Fogarty wonders why, if the native Irish otter could swim the North Channel from Scotland, the paddle-tailed beaver never did the same. Its wide reintroduction in the UK has been hailed for landscape engineering that slows the progress of floods and creates a rich biodiversity in the life of its dams and ponds.

This has had Fogarty “watching in envy”. But he has not missed the beaver’s capacity for rapid reproduction. Newly-protected in Scotland, its population more than doubled in three years, to about 1,000 in 2021, and spread to some 250 territories.

After unwelcome damage to farmland, 31 beavers were trapped in 2020 and moved to licensed and restricted projects in England. Another 115 were killed.

At the other end of the globe, in Tierra del Fuego at the tip of South America, beavers were introduced for commercial fur farming. Lacking natural predators such as bears, their impact on forested, sparsely populated land has been considered catastrophic, prompting campaigns of eradication.

This is sometimes cited as a warning against introducing beavers, but Fogarty is confident that it could “restore naturalness” to Irish river systems canalised by arterial drainage. And further: “On the novel landscapes of the soon-to-be-rehabilitated midlands bogs, they would accelerate the rewetting of peatland and so would be climate action heroes.”

Novel landscapes create novel ecosystems, and large areas of Bord na Mona’s “discovery park” at Lough Boora in Co Offaly have developed into naturally regenerating woodlands of birch and willow – classic candidates for coppicing by beavers.

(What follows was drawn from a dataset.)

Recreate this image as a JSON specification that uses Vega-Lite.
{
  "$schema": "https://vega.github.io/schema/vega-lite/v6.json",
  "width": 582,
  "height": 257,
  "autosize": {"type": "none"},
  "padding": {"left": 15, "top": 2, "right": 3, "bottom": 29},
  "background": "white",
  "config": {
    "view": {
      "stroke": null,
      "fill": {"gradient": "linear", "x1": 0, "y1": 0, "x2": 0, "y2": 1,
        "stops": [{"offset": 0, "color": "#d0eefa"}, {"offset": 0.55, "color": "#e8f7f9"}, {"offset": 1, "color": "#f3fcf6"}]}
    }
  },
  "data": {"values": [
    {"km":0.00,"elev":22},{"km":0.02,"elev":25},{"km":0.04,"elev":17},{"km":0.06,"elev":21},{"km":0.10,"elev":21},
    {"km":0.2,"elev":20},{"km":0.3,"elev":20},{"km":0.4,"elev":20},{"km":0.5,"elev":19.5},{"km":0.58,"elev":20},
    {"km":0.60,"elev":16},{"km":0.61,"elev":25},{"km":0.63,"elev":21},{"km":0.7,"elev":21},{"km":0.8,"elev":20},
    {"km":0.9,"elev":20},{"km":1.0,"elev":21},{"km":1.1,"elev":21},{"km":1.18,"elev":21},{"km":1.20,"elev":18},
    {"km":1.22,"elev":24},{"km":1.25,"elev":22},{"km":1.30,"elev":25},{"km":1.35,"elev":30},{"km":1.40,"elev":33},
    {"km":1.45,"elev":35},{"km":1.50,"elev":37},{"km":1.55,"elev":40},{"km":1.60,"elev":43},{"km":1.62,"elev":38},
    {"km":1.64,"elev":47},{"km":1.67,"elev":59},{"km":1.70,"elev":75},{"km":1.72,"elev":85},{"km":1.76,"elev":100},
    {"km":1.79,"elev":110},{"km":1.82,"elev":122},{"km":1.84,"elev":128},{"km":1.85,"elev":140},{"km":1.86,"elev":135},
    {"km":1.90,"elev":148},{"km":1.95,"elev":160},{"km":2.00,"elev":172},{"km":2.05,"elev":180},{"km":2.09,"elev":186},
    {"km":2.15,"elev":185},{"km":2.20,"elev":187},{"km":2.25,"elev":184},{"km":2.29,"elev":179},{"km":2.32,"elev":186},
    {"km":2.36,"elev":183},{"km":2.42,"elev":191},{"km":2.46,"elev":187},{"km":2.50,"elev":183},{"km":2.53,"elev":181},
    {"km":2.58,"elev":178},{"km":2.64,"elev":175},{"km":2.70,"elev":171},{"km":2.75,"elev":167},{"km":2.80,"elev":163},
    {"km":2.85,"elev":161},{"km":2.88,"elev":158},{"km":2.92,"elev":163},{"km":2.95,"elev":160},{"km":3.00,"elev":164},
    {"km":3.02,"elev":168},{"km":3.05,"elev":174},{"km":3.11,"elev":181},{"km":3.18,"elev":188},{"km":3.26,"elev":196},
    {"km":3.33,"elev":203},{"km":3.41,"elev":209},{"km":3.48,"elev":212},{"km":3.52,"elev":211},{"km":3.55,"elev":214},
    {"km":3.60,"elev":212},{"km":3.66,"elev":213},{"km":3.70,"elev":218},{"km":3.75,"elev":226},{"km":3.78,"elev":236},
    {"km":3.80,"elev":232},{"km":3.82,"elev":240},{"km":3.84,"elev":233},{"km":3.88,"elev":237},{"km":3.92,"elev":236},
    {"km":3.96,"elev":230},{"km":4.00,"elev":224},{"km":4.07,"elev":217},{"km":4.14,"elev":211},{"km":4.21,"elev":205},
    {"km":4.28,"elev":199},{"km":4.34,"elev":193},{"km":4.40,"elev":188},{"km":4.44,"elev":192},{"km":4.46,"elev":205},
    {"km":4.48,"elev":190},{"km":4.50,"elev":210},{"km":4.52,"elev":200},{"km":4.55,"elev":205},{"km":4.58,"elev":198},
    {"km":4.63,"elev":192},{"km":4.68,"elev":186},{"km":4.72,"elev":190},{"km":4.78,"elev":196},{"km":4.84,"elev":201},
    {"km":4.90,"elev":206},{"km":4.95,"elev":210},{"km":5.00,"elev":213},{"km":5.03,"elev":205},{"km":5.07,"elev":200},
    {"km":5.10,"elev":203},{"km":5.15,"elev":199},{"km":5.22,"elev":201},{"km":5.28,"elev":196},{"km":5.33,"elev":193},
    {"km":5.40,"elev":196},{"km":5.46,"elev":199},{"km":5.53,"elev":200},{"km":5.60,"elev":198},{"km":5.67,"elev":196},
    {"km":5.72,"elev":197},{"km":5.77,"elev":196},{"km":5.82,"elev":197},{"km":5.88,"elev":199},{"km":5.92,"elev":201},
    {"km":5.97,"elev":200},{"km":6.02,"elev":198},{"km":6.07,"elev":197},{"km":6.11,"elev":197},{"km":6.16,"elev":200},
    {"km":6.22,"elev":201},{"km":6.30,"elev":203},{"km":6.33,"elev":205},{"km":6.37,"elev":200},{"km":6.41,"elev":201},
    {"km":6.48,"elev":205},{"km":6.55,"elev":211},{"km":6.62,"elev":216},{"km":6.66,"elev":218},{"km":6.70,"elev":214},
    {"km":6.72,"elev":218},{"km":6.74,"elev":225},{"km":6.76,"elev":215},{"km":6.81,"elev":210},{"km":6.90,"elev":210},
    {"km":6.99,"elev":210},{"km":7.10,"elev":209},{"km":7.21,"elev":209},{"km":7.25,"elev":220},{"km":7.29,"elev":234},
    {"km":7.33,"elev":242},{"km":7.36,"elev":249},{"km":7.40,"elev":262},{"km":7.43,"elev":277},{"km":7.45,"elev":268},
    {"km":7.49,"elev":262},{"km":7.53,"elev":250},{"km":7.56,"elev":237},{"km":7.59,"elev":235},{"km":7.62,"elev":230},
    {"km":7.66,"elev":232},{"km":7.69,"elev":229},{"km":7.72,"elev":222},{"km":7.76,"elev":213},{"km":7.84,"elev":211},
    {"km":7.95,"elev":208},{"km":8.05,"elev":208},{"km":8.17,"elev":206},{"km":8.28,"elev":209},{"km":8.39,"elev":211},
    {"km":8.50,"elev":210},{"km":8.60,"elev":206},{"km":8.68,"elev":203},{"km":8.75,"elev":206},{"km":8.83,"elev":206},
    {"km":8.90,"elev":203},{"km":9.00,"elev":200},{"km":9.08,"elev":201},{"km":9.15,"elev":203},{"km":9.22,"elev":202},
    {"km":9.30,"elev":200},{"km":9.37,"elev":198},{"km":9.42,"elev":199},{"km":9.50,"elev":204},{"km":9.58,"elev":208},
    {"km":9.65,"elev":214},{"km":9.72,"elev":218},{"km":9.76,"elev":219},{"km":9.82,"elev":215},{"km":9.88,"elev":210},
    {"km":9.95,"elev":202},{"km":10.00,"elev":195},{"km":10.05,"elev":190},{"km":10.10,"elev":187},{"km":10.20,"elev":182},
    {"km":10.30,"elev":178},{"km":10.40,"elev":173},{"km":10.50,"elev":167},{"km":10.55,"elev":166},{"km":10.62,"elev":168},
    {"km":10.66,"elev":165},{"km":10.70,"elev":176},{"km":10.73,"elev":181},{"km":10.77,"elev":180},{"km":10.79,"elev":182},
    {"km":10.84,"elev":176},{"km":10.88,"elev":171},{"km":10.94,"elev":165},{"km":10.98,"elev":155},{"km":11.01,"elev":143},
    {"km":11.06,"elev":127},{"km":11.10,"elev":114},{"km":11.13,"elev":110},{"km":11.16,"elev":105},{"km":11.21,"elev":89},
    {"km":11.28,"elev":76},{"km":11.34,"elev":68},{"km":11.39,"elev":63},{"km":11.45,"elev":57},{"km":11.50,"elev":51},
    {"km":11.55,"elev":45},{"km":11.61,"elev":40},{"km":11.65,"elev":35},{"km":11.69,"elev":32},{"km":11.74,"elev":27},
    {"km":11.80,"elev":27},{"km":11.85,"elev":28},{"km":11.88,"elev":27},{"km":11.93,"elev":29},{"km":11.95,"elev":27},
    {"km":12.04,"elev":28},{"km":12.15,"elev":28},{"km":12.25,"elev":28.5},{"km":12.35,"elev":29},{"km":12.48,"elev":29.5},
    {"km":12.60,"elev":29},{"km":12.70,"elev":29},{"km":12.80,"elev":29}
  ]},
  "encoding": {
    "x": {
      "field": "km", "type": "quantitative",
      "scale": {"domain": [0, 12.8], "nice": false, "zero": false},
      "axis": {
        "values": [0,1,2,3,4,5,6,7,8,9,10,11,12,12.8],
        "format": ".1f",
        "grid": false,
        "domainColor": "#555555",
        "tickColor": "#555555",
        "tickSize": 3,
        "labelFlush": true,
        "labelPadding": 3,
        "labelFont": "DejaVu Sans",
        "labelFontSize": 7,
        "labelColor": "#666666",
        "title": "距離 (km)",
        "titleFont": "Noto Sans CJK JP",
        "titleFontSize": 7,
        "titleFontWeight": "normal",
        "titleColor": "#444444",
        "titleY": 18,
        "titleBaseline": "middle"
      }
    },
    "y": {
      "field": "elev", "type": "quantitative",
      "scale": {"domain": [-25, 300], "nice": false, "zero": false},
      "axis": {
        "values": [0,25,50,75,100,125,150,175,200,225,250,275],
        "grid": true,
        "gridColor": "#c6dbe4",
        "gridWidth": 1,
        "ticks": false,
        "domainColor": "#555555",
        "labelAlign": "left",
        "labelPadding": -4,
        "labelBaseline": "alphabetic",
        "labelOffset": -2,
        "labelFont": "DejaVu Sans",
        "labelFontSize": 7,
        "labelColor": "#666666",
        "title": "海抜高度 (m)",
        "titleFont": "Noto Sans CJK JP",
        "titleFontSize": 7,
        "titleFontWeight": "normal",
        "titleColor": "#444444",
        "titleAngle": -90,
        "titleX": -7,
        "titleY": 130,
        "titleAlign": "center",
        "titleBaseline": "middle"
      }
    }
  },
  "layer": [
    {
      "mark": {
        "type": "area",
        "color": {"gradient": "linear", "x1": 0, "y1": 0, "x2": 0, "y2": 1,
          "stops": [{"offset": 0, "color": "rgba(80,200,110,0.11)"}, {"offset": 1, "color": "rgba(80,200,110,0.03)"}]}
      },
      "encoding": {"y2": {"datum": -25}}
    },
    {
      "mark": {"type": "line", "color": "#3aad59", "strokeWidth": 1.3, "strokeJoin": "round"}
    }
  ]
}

Fogarty’s hopes for rewilding the Phoenix Park, with just a few deer among flowery, butterfly-friendly meadows, regenerating trees and dead ones left fallen for insects to chew on, are in the sphere of “restoration ecology”, still the common philosophy of most working conservationists.

The natural world, however, is changing dramatically fast. Between widespread introduction or invasion of non-native species, changes in land use and projections of climate change, some active ecologists see habitat restoration as largely futile effort. They point instead to “the new ecological world order”, engaging with emergent “novel ecosystems” directed mainly for human benefit, such as flood control, carbon storage and pollination services to crops.

Some eminent figures in conservation, such as America’s Daniel Simberloff, fear enthusiasm for this concept as a possible “Trojan horse” allowing further commercial damage to nature. In Ireland, Padraic Fogarty is among campaigners working to balance and reconcile the two ecological ambitions.